トップが辞任を表明し、長時間の記者会見をしてもなお信頼回復には程遠い。企業の風土や体質を見直し、ゼロからスタートする覚悟でなければ再生は困難だ。

 元タレント中居正広さんと女性とのトラブルにフジテレビ社員の関与が報じられた問題で、フジ・メディア・ホールディングス(HD)は27日、記者会見を開き、フジテレビの港浩一社長と嘉納修治会長の引責辞任を発表した。

 この日の会見は、17日の社長会見で映像撮影や参加メディアを制限して批判されたことを受け、やり直す形で開催された。

 港氏は「放送業界の信用失墜にもつながりかねない事態を招いてしまった」と述べた。「私自身の人権への認識が不足していた。弊社の対応が(女性に)深い失望を抱かせた」とも語った。

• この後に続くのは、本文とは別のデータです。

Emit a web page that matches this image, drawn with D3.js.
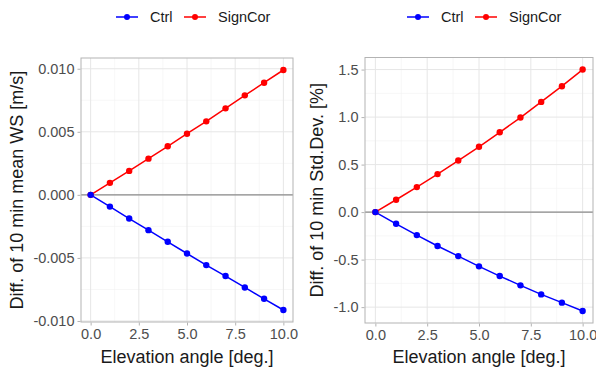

 フジに対する批判は強く、企業のCM差し替えは系列局にも広がっている。経営トップ2人の辞任は当然のことだ。

 会見は10時間以上に及び、その模様はフジテレビで中継された。異例の会見となったが、これで真相が明らかになり、信頼回復への道筋がついたとは言えない。

 トラブルが起きたという2023年6月の会食への社員の関与について、フジ側は改めて否定した。一方、その前月に中居さんのマンションで開かれたバーベキューにはこの社員が声をかけ、女性も参加したことを明らかにした。

 関与を報じた週刊文春は28日、会食は社員ではなく「中居氏に誘われた」とする訂正を発表した。

 同時に女性がこの会食を「社員がセッティングしている会の“延長”と認識していた」とし、「社員がトラブルに関与した事実は変わらない」と主張した。

 真相はどうなのか。女性の人権を侵害するような「接待」はあるのか。第三者委員会は徹底的に調査してほしい。

 会見でフジ側は、中居さんに対して正式な調査を行わなかったことも明らかにした。トラブルが広く知られるリスクがあり、「女性のケアに悪影響があるのではないかと危惧した」という。

 深刻なトラブルを把握しながら中居さんの出演する番組を継続しただけでなく、正式な調査も行っていないとは信じられない。

 コンプライアンス(法令順守)担当がトラブルを知らされていなかったことも判明した。一連の対応から浮き彫りになるのは、フジの法令順守意識の低さとガバナンス(組織統治)の不全だ。

 フジサンケイグループの代表は、1988年の社長就任からフジを事実上率いる日枝久氏だ。

 会見で幹部の1人は「影響力は大きい。この企業風土の礎をつくっていることは間違いない」と述べた。実力者が長期間にわたって君臨するありようは、いびつと言わざるを得ない。